I have been working on Funboxie, a small printable library for coloring pages, worksheets, templates, and simple kids' activities.
At first glance, a printable site looks like a content project. In practice, it has many of the same operational problems as a documentation platform or a small SaaS marketing site: lots of URLs, lots of static assets, search traffic that depends on crawlability, and a user experience where speed matters more than fancy UI.
Here are a few lessons that have been useful while building and operating it.
1. Treat every URL like a product surface
A printable library is not just a homepage with a few posts behind it. Each page has its own job:
- a hub page helps users browse a category
- a detail page answers a specific search intent
- a printable asset needs to load reliably and be easy to use
- a sitemap needs to tell crawlers what is actually current
That made URL design more important than I expected. If a page is indexed, shared, or linked internally, it becomes a contract. When pages are removed or renamed, returning a clear 410 is often better than silently pushing users to an unrelated page.
For Funboxie, I found it more useful to improve pages that already had search signals than to keep creating new pages. Pages like coloring page hubs and printable templates can be quietly valuable if they load fast, explain what the user will get, and link to related resources.
2. Fast static-ish pages are still operational work
The stack is intentionally simple: Next.js for routing and page generation, deployed on Cloudflare with an OpenNext-style setup.
The operational goal is not novelty. It is boring reliability:
- pages should return 200 when they are meant to exist
- old removed pages should not create confusing crawler behavior
- sitemap URLs should match the live canonical site
- printable assets should not depend on a slow app path
- builds should catch type and routing mistakes before deploy
For this kind of site, I would rather have fewer moving parts than a complex CMS workflow. The content model can be lightweight as long as it produces stable pages and predictable metadata.
3. Search Console is a better backlog than intuition
It is tempting to brainstorm huge keyword lists. That can be useful, but it is easy to spend days creating pages that no one has validated yet.
A better early loop has been:
- Check which pages already receive impressions.
- Find high-impression, low-click queries.
- Inspect whether the page title, intro, and related links actually match that intent.
- Make a small improvement.
- Wait long enough for search data to move.
This is slower than bulk publishing, but it keeps the backlog grounded. If a page already gets impressions for a query, the problem is often not discovery. The problem may be title clarity, page fit, internal links, or whether the asset is obvious enough above the fold.
4. Printable sites need asset discipline
With printables and coloring pages, the image or PDF is not decoration. It is the product.

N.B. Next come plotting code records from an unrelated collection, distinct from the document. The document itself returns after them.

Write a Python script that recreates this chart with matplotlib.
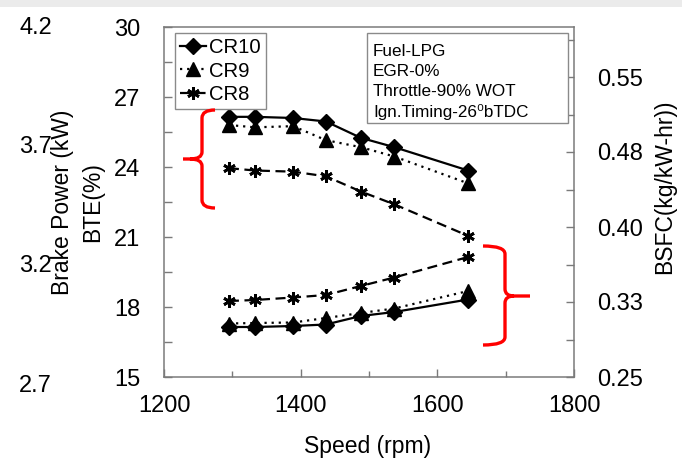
import matplotlib
matplotlib.use("Agg")
import matplotlib.pyplot as plt
from matplotlib.path import Path
from matplotlib.patches import PathPatch, Rectangle
from matplotlib.lines import Line2D
from matplotlib.ticker import FixedLocator, FixedFormatter

plt.rcParams['font.family'] = ['Liberation Sans', 'DejaVu Sans']

# Engine speed (rpm)
speed = [1295, 1333, 1389, 1437, 1488, 1537, 1645]

# Brake thermal efficiency (%)
bte_cr10 = [26.15, 26.15, 26.1, 25.95, 25.25, 24.85, 23.85]
bte_cr9 = [25.8, 25.7, 25.75, 25.15, 24.85, 24.45, 23.3]
bte_cr8 = [23.95, 23.85, 23.8, 23.6, 22.95, 22.4, 21.05]

# Brake specific fuel consumption (kg/kW-hr)
bsfc_cr10 = [0.300, 0.300, 0.301, 0.3025, 0.311, 0.315, 0.3275]
bsfc_cr9 = [0.3035, 0.304, 0.3045, 0.309, 0.314, 0.3185, 0.336]
bsfc_cr8 = [0.326, 0.327, 0.3295, 0.332, 0.341, 0.3495, 0.370]

series_labels = ["CR10", "CR9", "CR8"]
x_ticks = [1200, 1400, 1600, 1800]
bte_ticks = [15, 18, 21, 24, 27, 30]
bsfc_ticks = [0.25, 0.325, 0.40, 0.475, 0.55]
bsfc_tick_labels = ["0.25", "0.33", "0.40", "0.48", "0.55"]
bp_ticks = [2.7, 3.2, 3.7, 4.2]
bp_tick_labels = ["2.7", "3.2", "3.7", "4.2"]
notes = ["Fuel-LPG", "EGR-0%", "Throttle-90% WOT", "Ign.Timing-26\u2070bTDC"]

W, H = 682, 459
fig = plt.figure(figsize=(W / 100, H / 100), dpi=100)

# axes box in pixels
L, R, T, B = 164, 574, 27, 377
rect = [L / W, 1 - B / H, (R - L) / W, (B - T) / H]

spine_c = "#7a7a7a"
tick_fs = 17
lab_fs = 16.5

# Brake power scale on the far left (labels only)
ax3 = fig.add_axes([L / W, 1 - 383 / H, (R - L) / W, (383 - 25) / H], frameon=False)
ax3.set_xticks([])
ax3.set_ylim(2.7, 4.2)
ax3.yaxis.set_major_locator(FixedLocator(bp_ticks))
ax3.yaxis.set_major_formatter(FixedFormatter(bp_tick_labels))
ax3.tick_params(axis='y', length=0, pad=80.5, labelsize=tick_fs)
ax3.patch.set_visible(False)

ax = fig.add_axes(rect)
ax.patch.set_visible(False)
ax2 = ax.twinx()

style = dict(color="black", lw=1.6)
ax.plot(speed, bte_cr10, ls="-", marker="D", ms=8, **style)
ax.plot(speed, bte_cr9, ls=(0, (1, 2.2)), marker="^", ms=10, **style)
ax.plot(speed, bte_cr8, ls=(0, (4.5, 2.5)), marker=(6, 2, 0), ms=9, mew=2, **style)
ax2.plot(speed, bsfc_cr10, ls="-", marker="D", ms=8, **style)
ax2.plot(speed, bsfc_cr9, ls=(0, (1, 2.2)), marker="^", ms=10, **style)
ax2.plot(speed, bsfc_cr8, ls=(0, (4.5, 2.5)), marker=(6, 2, 0), ms=9, mew=2, **style)

ax.set_xlim(1200, 1800)
ax.set_ylim(15, 30)
ax2.set_ylim(0.25, 0.60)

ax.set_xticks(x_ticks)
ax.set_xticks([1300, 1500, 1700], minor=True)
ax.set_yticks(bte_ticks)
ax.set_yticks([16.5, 19.5, 22.5, 25.5, 28.5], minor=True)
ax2.yaxis.set_major_locator(FixedLocator(bsfc_ticks))
ax2.yaxis.set_major_formatter(FixedFormatter(bsfc_tick_labels))
ax2.yaxis.set_minor_locator(FixedLocator([0.2875, 0.3625, 0.4375, 0.5125, 0.5875]))

for a in (ax, ax2):
    for s in a.spines.values():
        s.set_color(spine_c)
        s.set_linewidth(1.1)
ax.spines['right'].set_visible(False)
ax2.spines['left'].set_visible(False)
ax2.spines['top'].set_visible(False)
ax2.spines['bottom'].set_visible(False)

ax.tick_params(axis='x', which='both', direction='in', color=spine_c, labelsize=tick_fs, pad=13)
ax.tick_params(axis='x', which='major', length=6, width=1)
ax.tick_params(axis='x', which='minor', length=4.5, width=1)
ax.tick_params(axis='y', which='both', direction='in', length=5.5, width=1, color=spine_c,
               labelsize=tick_fs, pad=17)
ax2.tick_params(axis='y', which='both', direction='in', length=5.5, width=1, color=spine_c,
                labelsize=tick_fs, pad=16.5)

# axis titles
fig.text(368 / W, 1 - 447 / H, "Speed (rpm)", ha="center", va="center", fontsize=lab_fs)
fig.text(63 / W, 1 - 202 / H, "Brake Power (kW)", ha="center", va="center",
         rotation=90, fontsize=lab_fs)
fig.text(93 / W, 1 - 202 / H, "BTE(%)", ha="center", va="center",
         rotation=90, fontsize=lab_fs)
fig.text(665 / W, 1 - 187 / H, "BSFC(kg/kW-hr))", ha="center", va="center",
         rotation=90, fontsize=lab_fs)

# legend
handles = [
    Line2D([], [], color="black", lw=1.6, ls="-", marker="D", ms=8),
    Line2D([], [], color="black", lw=1.6, ls=(0, (1, 2.2)), marker="^", ms=10),
    Line2D([], [], color="black", lw=1.6, ls=(0, (4.5, 2.5)), marker=(6, 2, 0), ms=9, mew=2),
]
leg = ax.legend(handles, series_labels, loc="upper left",
                bbox_to_anchor=((175 - L) / (R - L), (B - 33) / (B - T)),
                borderaxespad=0, fontsize=14.6, handlelength=1.3, handletextpad=0.15,
                borderpad=0.25, labelspacing=0.22, fancybox=False, framealpha=1,
                edgecolor="#8a8a8a")
leg.get_frame().set_linewidth(1.0)


def px(x, y):
    return (x / W, 1 - y / H)


# conditions box
bx0, by0, bx1, by1 = 367, 33, 568, 123
fig.patches.append(Rectangle(px(bx0, by1), (bx1 - bx0) / W, (by1 - by0) / H,
                             transform=fig.transFigure, fill=True, facecolor="white",
                             edgecolor="#8a8a8a", lw=1.0, zorder=5))
for i, line in enumerate(notes):
    fig.text(373 / W, 1 - (52 + 20 * i) / H, line, ha="left", va="center",
             fontsize=12.3, zorder=6)


# red braces
def brace(points_codes):
    verts = [px(*p) for p, _ in points_codes]
    codes = [c for _, c in points_codes]
    fig.patches.append(PathPatch(Path(verts, codes), transform=fig.transFigure,
                                 fill=False, edgecolor="#ff0000", lw=2.4,
                                 capstyle="butt", joinstyle="round", zorder=7))


M, Ln, C3 = Path.MOVETO, Path.LINETO, Path.CURVE3
brace([((215, 110), M), ((202, 110), C3), ((202, 118), C3), ((202, 152), Ln),
       ((202, 159), C3), ((190, 159), C3), ((183, 159), Ln),
       ((190, 159), M), ((202, 159), C3), ((202, 166), C3),
       ((202, 200), Ln), ((202, 208), C3), ((215, 208), C3)])
brace([((483, 246), M), ((505, 246), C3), ((505, 254), C3), ((505, 289), Ln),
       ((505, 296), C3), ((514, 296), C3), ((530, 296), Ln),
       ((514, 296), M), ((505, 296), C3), ((505, 303), C3),
       ((505, 337), Ln), ((505, 345), C3), ((483, 345), C3)])

# faint band at the top edge
fig.patches.append(Rectangle((0, 1 - 7 / H), 1, 7 / H, transform=fig.transFigure,
                             facecolor="#ebebeb", edgecolor="none", zorder=0))

fig.savefig("out.png", dpi=100)
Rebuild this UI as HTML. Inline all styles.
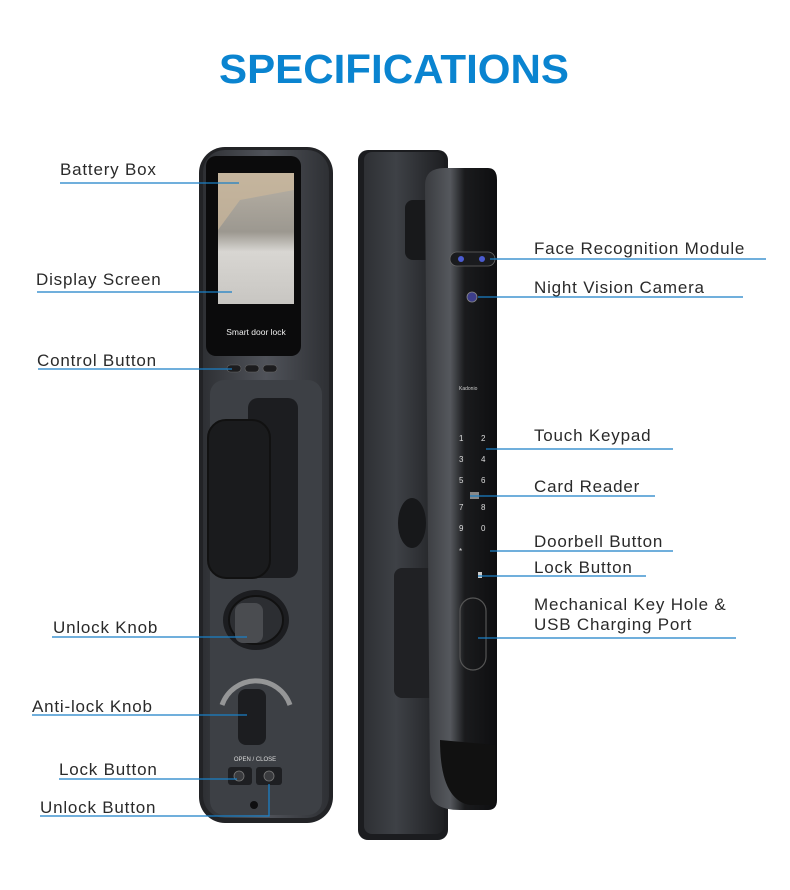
<!DOCTYPE html>
<html><head><meta charset="utf-8"><style>
html,body{margin:0;padding:0;background:#fff;width:790px;height:890px;overflow:hidden}
svg{display:block}
.l{font-family:"Liberation Sans",sans-serif;font-size:17px;fill:#2a2a2a;letter-spacing:0.8px}
.ln{stroke:#1a7fc6;stroke-width:1.3;fill:none}
</style></head><body>
<svg width="790" height="890" viewBox="0 0 790 890" xmlns="http://www.w3.org/2000/svg">
<defs>
<linearGradient id="fb" x1="0" x2="1"><stop offset="0" stop-color="#2e3034"/><stop offset="0.5" stop-color="#50535a"/><stop offset="1" stop-color="#2e3034"/></linearGradient>
<linearGradient id="bk" x1="0" x2="1"><stop offset="0" stop-color="#2e3034"/><stop offset="0.4" stop-color="#3e4146"/><stop offset="1" stop-color="#1e1f22"/></linearGradient>
<linearGradient id="fr" x1="0" x2="1"><stop offset="0" stop-color="#3a3c40"/><stop offset="0.35" stop-color="#55585d"/><stop offset="0.55" stop-color="#1a1b1d"/><stop offset="1" stop-color="#0e0e10"/></linearGradient>
<linearGradient id="scr" x1="0" y1="0" x2="0" y2="1"><stop offset="0" stop-color="#b9b2a6"/><stop offset="0.45" stop-color="#9c9890"/><stop offset="0.6" stop-color="#d8d6d2"/><stop offset="1" stop-color="#c8c6c2"/></linearGradient>
</defs>
<text x="394" y="83" text-anchor="middle" font-family="Liberation Sans,sans-serif" font-weight="bold" font-size="41" fill="#0a84d0" textLength="350" lengthAdjust="spacingAndGlyphs">SPECIFICATIONS</text>

<!-- front lock -->
<rect x="199" y="147" width="134" height="676" rx="26" fill="#222326"/>
<rect x="203" y="150" width="126" height="668" rx="22" fill="url(#fb)"/>
<rect x="206" y="156" width="95" height="200" rx="10" fill="#0b0b0c"/>
<rect x="218" y="173" width="76" height="131" fill="url(#scr)"/>
<polygon points="218,173 294,173 294,190 240,200 218,230" fill="#cbb79a" opacity="0.7"/>
<text x="256" y="335" text-anchor="middle" font-family="Liberation Sans,sans-serif" font-size="8.5" fill="#eee">Smart door lock</text>
<rect x="227" y="365" width="14" height="7" rx="3.5" fill="#1c1c1e" stroke="#666" stroke-width="0.6"/>
<rect x="245" y="365" width="14" height="7" rx="3.5" fill="#1c1c1e" stroke="#666" stroke-width="0.6"/>
<rect x="263" y="365" width="14" height="7" rx="3.5" fill="#1c1c1e" stroke="#666" stroke-width="0.6"/>
<rect x="210" y="380" width="112" height="435" rx="14" fill="#3d4045"/>
<rect x="248" y="398" width="50" height="180" rx="10" fill="#1c1d20"/>
<rect x="208" y="420" width="62" height="158" rx="18" fill="#1a1b1d" stroke="#111" stroke-width="2"/>
<ellipse cx="256" cy="620" rx="33" ry="30" fill="#1c1d20"/>
<ellipse cx="256" cy="620" rx="27" ry="24" fill="#2c2e32" stroke="#111" stroke-width="2"/>
<rect x="235" y="603" width="28" height="40" rx="8" fill="#4a4c50"/>
<path d="M222 705 A36 36 0 0 1 290 705" stroke="#bbb" stroke-width="5" fill="none" opacity="0.7"/>
<rect x="238" y="689" width="28" height="56" rx="8" fill="#1c1d20"/>
<text x="255" y="761" text-anchor="middle" font-family="Liberation Sans,sans-serif" font-size="6" fill="#ddd">OPEN / CLOSE</text>
<rect x="228" y="767" width="24" height="18" rx="3" fill="#1e1f22"/>
<rect x="256" y="767" width="26" height="18" rx="3" fill="#1e1f22"/>
<circle cx="239" cy="776" r="5" fill="#3a3b3e" stroke="#777" stroke-width="0.8"/>
<circle cx="269" cy="776" r="5" fill="#3a3b3e" stroke="#777" stroke-width="0.8"/>
<circle cx="254" cy="805" r="4" fill="#0e0e10"/>

<!-- side lock -->
<rect x="358" y="150" width="90" height="690" rx="10" fill="#1b1c1f"/>
<rect x="364" y="152" width="80" height="682" rx="8" fill="url(#bk)"/>
<rect x="405" y="200" width="40" height="60" rx="8" fill="#18191b"/>
<ellipse cx="412" cy="523" rx="14" ry="25" fill="#17181a"/>
<rect x="394" y="568" width="44" height="130" rx="8" fill="#202124"/>
<path d="M425 185 Q425 168 445 168 L488 168 Q497 168 497 180 L497 800 Q497 810 488 810 L460 810 Q430 810 430 790 Z" fill="url(#fr)"/>
<path d="M440 740 Q440 800 470 805 L495 805 L495 745 Z" fill="#111"/>
<rect x="450" y="252" width="45" height="14" rx="7" fill="#1a1b1e" stroke="#666" stroke-width="0.8"/>
<circle cx="461" cy="259" r="3" fill="#4b5bd0"/><circle cx="482" cy="259" r="3" fill="#4b5bd0"/>
<circle cx="472" cy="297" r="5" fill="#3d3e8a" stroke="#888" stroke-width="0.8"/>
<text x="459" y="390" font-family="Liberation Sans,sans-serif" font-size="5" fill="#ccc">Kadonio</text>
<g font-family="Liberation Sans,sans-serif" font-size="8" fill="#ddd">
<text x="459" y="441">1</text><text x="481" y="441">2</text>
<text x="459" y="462">3</text><text x="481" y="462">4</text>
<text x="459" y="483">5</text><text x="481" y="483">6</text>
<text x="459" y="510">7</text><text x="481" y="510">8</text>
<text x="459" y="531">9</text><text x="481" y="531">0</text>
<text x="459" y="554">*</text>
</g>
<rect x="470" y="492" width="9" height="7" fill="#888"/>
<rect x="478" y="572" width="4" height="6" fill="#ccc"/>
<rect x="460" y="598" width="26" height="72" rx="13" fill="none" stroke="#555" stroke-width="1.2"/>

<!-- labels -->
<g class="l">
<text x="60" y="175">Battery Box</text>
<text x="36" y="285">Display Screen</text>
<text x="37" y="366">Control Button</text>
<text x="53" y="633">Unlock Knob</text>
<text x="32" y="712">Anti-lock Knob</text>
<text x="59" y="775">Lock Button</text>
<text x="40" y="813">Unlock Button</text>
<text x="534" y="254">Face Recognition Module</text>
<text x="534" y="293">Night Vision Camera</text>
<text x="534" y="441">Touch Keypad</text>
<text x="534" y="492">Card Reader</text>
<text x="534" y="547">Doorbell Button</text>
<text x="534" y="573">Lock Button</text>
<text x="534" y="610">Mechanical Key Hole &amp;</text>
<text x="534" y="630">USB Charging Port</text>
</g>
<g class="ln">
<path d="M60 183H239"/><path d="M37 292H232"/><path d="M38 369H232"/>
<path d="M52 637H247"/><path d="M32 715H247"/><path d="M59 779H237"/>
<path d="M40 816H269V784"/>
<path d="M490 259H766"/><path d="M478 297H743"/><path d="M486 449H673"/>
<path d="M470 496H655"/><path d="M490 551H673"/><path d="M478 576H646"/>
<path d="M478 638H736"/>
</g>
</svg>
</body></html>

That changes the usual content workflow. A page can have good text and still fail if the printable preview is unclear, the download path is confusing, or the asset URL is unstable.
The practical checklist I use is simple:
- Is the printable visible quickly?
- Is the page useful on mobile even if the final action happens on a printer?
- Are related pages linked in a way that helps browsing, not just SEO?
- Does the metadata describe the actual page, not a generic category?
- Are removed assets handled intentionally?
These are small details, but they compound across a large library.
5. The boring checks matter most
The highest-value checks so far have not been exotic:
- run the type checker before deployment
- run a production build before deployment
- spot-check the top URLs after deployment
- inspect 404 and 5xx examples before assuming the problem is current
- keep the sitemap clean
For a small site, this is enough to prevent many avoidable regressions.
Closing thought
Building Funboxie has been a reminder that "content site" does not mean "no operations." If the site depends on organic search, user trust, and downloadable assets, then routing, status codes, build quality, metadata, and asset delivery are part of the product.
The work is not glamorous, but it is the kind of work that makes a small website durable.